Mass Effect 3 by Clint Mansell and Sam Hulick

Posted by Mrs Giggles on February 8, 2012 in 4 Oogies, Music Reviews, Type: Soundtrack

Mass Effect 3 by Clint Mansell and Sam Hulick
Mass Effect 3 by Clint Mansell and Sam Hulick

Instrumental, 2012


If you are not familiar with the Mass Effect space opera trilogy, this soundtrack will most likely be another collection of electronic beats interspersed with some violins and fancy arias now and then. But if you are familiar with the trilogy, especially the conclusion Mass Effect 3, then this soundtrack would be one to remember.

A good soundtrack should be able to accentuate the dramatic moments of the scenes in which the tracks are featured, and here, there is something magical going on. Indeed, this particular soundtrack is a departure from the soundtracks of the previous two installments, because this one features orchestral elements and vocal arias, providing a rather epic feel to the proceedings.

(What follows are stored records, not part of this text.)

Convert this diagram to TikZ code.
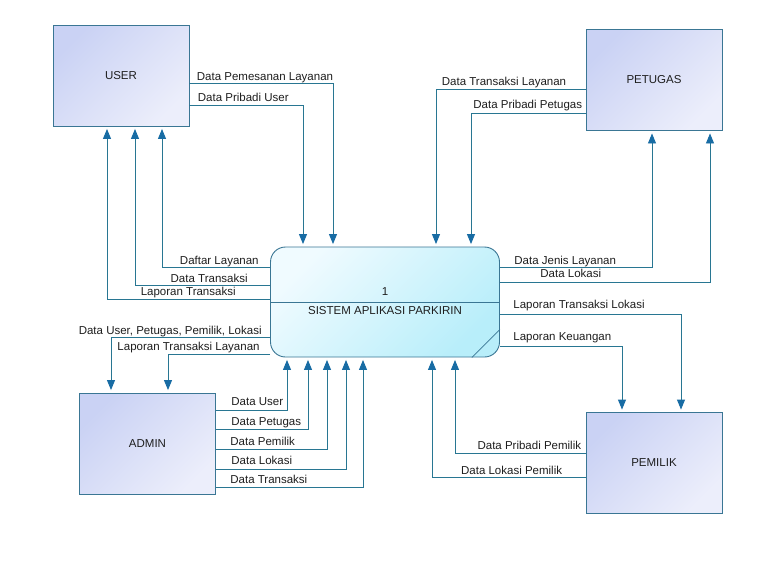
\documentclass[tikz,border=0pt]{standalone}
\usepackage{fontspec}
\setmainfont{Liberation Sans}
\usepackage{xcolor}
\usetikzlibrary{positioning,arrows.meta,calc}
\definecolor{boxline}{RGB}{58,118,148}
\definecolor{flowline}{RGB}{40,118,146}
\definecolor{tipblue}{RGB}{24,108,164}
\definecolor{entA}{RGB}{202,210,244}
\definecolor{entB}{RGB}{236,238,251}
\definecolor{procA}{RGB}{240,251,255}
\definecolor{procB}{RGB}{184,238,250}
\definecolor{txt}{RGB}{30,30,30}
\tikzset{
  entity/.style={draw=boxline, line width=0.9pt, minimum width=136pt, minimum height=101pt,
    top color=entA, bottom color=entB, shading angle=45, text=txt,
    font=\fontsize{11.5}{13}\selectfont},
  process/.style={draw=boxline, line width=0.9pt, rounded corners=15pt, minimum width=229pt,
    minimum height=110pt, top color=procA, bottom color=procB, shading angle=45},
  lbl/.style={font=\fontsize{11.5}{13}\selectfont, text=txt, inner sep=0pt},
  flow/.style={draw=flowline, line width=0.9pt, shorten >=2.5pt,
    -{Triangle[length=10pt,width=8pt,color=tipblue]}}
}
\begin{document}
\begin{tikzpicture}[x=1pt, y=-1pt]
  \useasboundingbox[fill=white] (0,0) rectangle (766,571);
  \node[entity] (user) at (121,75.5) {USER};
  \node[entity] (petugas) at (654,80) {PETUGAS};
  \node[entity] (admin) at (147.5,443.5) {ADMIN};
  \node[entity] (pemilik) at (654,463) {PEMILIK};
  \node[process] (proc) at (385,302) {};
  \draw[boxline, line width=0.9pt] (proc.west |- 0,302) -- (proc.east |- 0,302);
  \draw[boxline, line width=0.7pt] ($(proc.south east)+(-28,0)$) -- ($(proc.south east)+(0,-28)$);
  \node[lbl] (pnum) at (385,292) {1};
  \node[lbl] (pname) at (385,311) {SISTEM APLIKASI PARKIRIN};
  \draw[flow] (user.east |- 0,83) node[lbl, anchor=base west, xshift=7pt, yshift=2.5pt] {Data Pemesanan Layanan} -| (333,0 |- proc.north);
  \draw[flow] (user.east |- 0,105) node[lbl, anchor=base west, xshift=8pt, yshift=4pt] {Data Pribadi User} -| (303,0 |- proc.north);
  \draw[flow] (proc.west |- 0,267) node[lbl, anchor=base east, xshift=-11pt, yshift=3pt] {Daftar Layanan} -| (162,0 |- user.south);
  \draw[flow] (proc.west |- 0,285) node[lbl, anchor=base east, xshift=-22pt, yshift=3pt] {Data Transaksi} -| (135,0 |- user.south);
  \draw[flow] (proc.west |- 0,299) node[lbl, anchor=base east, xshift=-34pt, yshift=4pt] {Laporan Transaksi} -| (107,0 |- user.south);
  \draw[flow] (petugas.west |- 0,89) node[lbl, anchor=base east, xshift=-19pt, yshift=4pt] {Data Transaksi Layanan} -| (436,0 |- proc.north);
  \draw[flow] (petugas.west |- 0,113) node[lbl, anchor=base east, xshift=-3pt, yshift=5pt] {Data Pribadi Petugas} -| (471,0 |- proc.north);
  \draw[flow] (proc.east |- 0,267) node[lbl, anchor=base west, xshift=14pt, yshift=3pt] {Data Jenis Layanan} -| (652,0 |- petugas.south);
  \draw[flow] (proc.east |- 0,282) node[lbl, anchor=base west, xshift=40pt, yshift=5pt] {Data Lokasi} -| (710,0 |- petugas.south);
  \draw[flow] (proc.east |- 0,314) node[lbl, anchor=base west, xshift=13pt, yshift=6pt] {Laporan Transaksi Lokasi} -| (681,0 |- pemilik.north);
  \draw[flow] (proc.east |- 0,346) node[lbl, anchor=base west, xshift=13pt, yshift=6pt] {Laporan Keuangan} -| (622,0 |- pemilik.north);
  \draw[flow] (pemilik.west |- 0,453) node[lbl, anchor=base east, xshift=-4pt, yshift=3.5pt] {Data Pribadi Pemilik} -| (455,0 |- proc.south);
  \draw[flow] (pemilik.west |- 0,477) node[lbl, anchor=base east, xshift=-23pt, yshift=3pt] {Data Lokasi Pemilik} -| (432,0 |- proc.south);
  \draw[flow] (proc.west |- 0,337) node[lbl, anchor=base east, xshift=-8pt, yshift=3pt] {Data User, Petugas, Pemilik, Lokasi} -| (111,0 |- admin.north);
  \draw[flow] (proc.west |- 0,354) node[lbl, anchor=base east, xshift=-10pt, yshift=4pt] {Laporan Transaksi Layanan} -| (168,0 |- admin.north);
  \draw[flow] (admin.east |- 0,410) node[lbl, anchor=base west, xshift=15pt, yshift=5pt] {Data User} -| (287,0 |- proc.south);
  \draw[flow] (admin.east |- 0,429) node[lbl, anchor=base west, xshift=15pt, yshift=4pt] {Data Petugas} -| (308,0 |- proc.south);
  \draw[flow] (admin.east |- 0,449) node[lbl, anchor=base west, xshift=14pt, yshift=4pt] {Data Pemilik} -| (327,0 |- proc.south);
  \draw[flow] (admin.east |- 0,469) node[lbl, anchor=base west, xshift=15pt, yshift=5pt] {Data Lokasi} -| (346,0 |- proc.south);
  \draw[flow] (admin.east |- 0,487) node[lbl, anchor=base west, xshift=14pt, yshift=4pt] {Data Transaksi} -| (363,0 |- proc.south);
\end{tikzpicture}
\end{document}
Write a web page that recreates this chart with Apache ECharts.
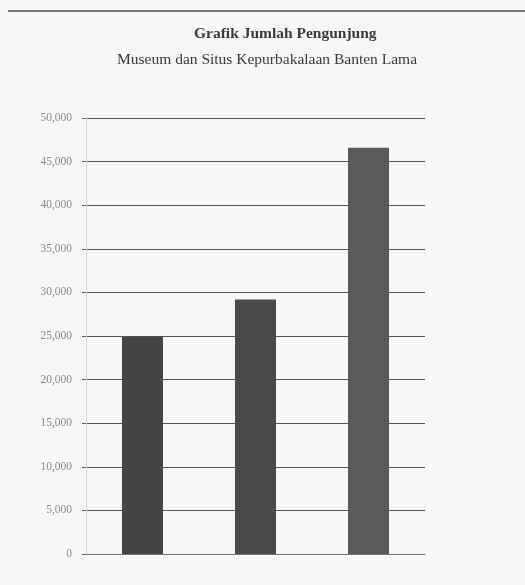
<!DOCTYPE html>
<html>
<head>
<meta charset="utf-8">
<script src="https://cdn.jsdelivr.net/npm/echarts@6/dist/echarts.min.js"></script>
<style>
  html, body { margin: 0; padding: 0; background: #f6f7f7; }
  #chart { width: 525px; height: 585px; }
</style>
</head>
<body>
<div id="chart"></div>
<script>
var chart = echarts.init(document.getElementById('chart'));

// data
var tahun = ['2007', '2008', '2009'];
var pengunjung = [24900, 29200, 46600];
var yTicks = [0, 5000, 10000, 15000, 20000, 25000, 30000, 35000, 40000, 45000, 50000];

var barColors = ['#454545', '#4a4a4a', '#5a5a5a'];

var option = {
    backgroundColor: '#f6f7f7',
    animation: false,
    title: [
        {
            text: 'Grafik Jumlah Pengunjung',
            left: 189,
            top: 21,
            textStyle: {
                fontFamily: 'Liberation Serif',
                fontSize: 15.5,
                fontWeight: 'bold',
                color: '#3a3a3a'
            }
        },
        {
            text: 'Museum dan Situs Kepurbakalaan Banten Lama',
            left: 112,
            top: 47,
            textStyle: {
                fontFamily: 'Liberation Serif',
                fontSize: 15.5,
                fontWeight: 'normal',
                color: '#3a3a3a'
            }
        }
    ],
    graphic: [
        {
            type: 'line',
            shape: { x1: 8, y1: 11, x2: 525, y2: 11 },
            style: { stroke: '#777', lineWidth: 2 }
        }
    ],
    grid: {
        left: 86,
        right: 100,
        top: 118,
        bottom: 31
    },
    xAxis: {
        type: 'category',
        data: tahun,
        axisLine: {
            show: true,
            lineStyle: { color: '#777', width: 1 }
        },
        axisTick: { show: false },
        axisLabel: { show: false }
    },
    yAxis: {
        type: 'value',
        min: yTicks[0],
        max: yTicks[yTicks.length - 1],
        interval: 5000,
        axisLine: {
            show: true,
            lineStyle: { color: '#d4d4d4', width: 1 }
        },
        axisTick: {
            show: true,
            length: 4,
            lineStyle: { color: '#666' }
        },
        axisLabel: {
            color: '#8a8a8a',
            fontFamily: 'Liberation Serif',
            fontSize: 11.5,
            margin: 14,
            formatter: function (v) {
                return v.toLocaleString('en-US');
            }
        },
        splitLine: {
            show: true,
            lineStyle: { color: '#555', width: 1 }
        }
    },
    series: [
        {
            type: 'bar',
            barWidth: 41,
            data: pengunjung.map(function (v, i) {
                return { value: v, itemStyle: { color: barColors[i] } };
            })
        }
    ]
};

chart.setOption(option);
</script>
</body>
</html>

Clint Mansell provided the haunting backbone of this soundtrack: the bookends Leaving Earth and An End, Once and For All, both with the same basic haunting refrains but put together in ways that are complete opposite of each other. Leaving Earth is heartbreaking and bleak, as it should be, while An End, Once and For All is a bittersweet paean to the necessity of sacrifice and the hope that springs from such sacrifice. Sam Hulick also contributes some of the best pieces here. I’m Proud of You conveys the exact amount of pathos, while the love theme I Was Lost Without You is all about connecting with your loved one before everything crumbles the next day. We Face Our Enemy Together is a stirring rallying cry for war despite overwhelming odds.

And for something completely different in this series, Christopher Lennertz offers A Future for the Krogans, which completes with female arias and rousing crescendo more at home in a medieval fantasy game. But in the context of the game, this one fits the scene perfectly. There’s a reason why the Priority: Tuchanka stage of the game is one of the best moments in the trilogy, and the music plays a big part in making that stage works.

As a standalone soundtrack, this one is a pleasant listen. But as an accompaniment of the game of same name, this soundtrack succeeds in heightening the immersion effect of the game. It’s safe to conclude, if you ask me, that this soundtrack has done its job well.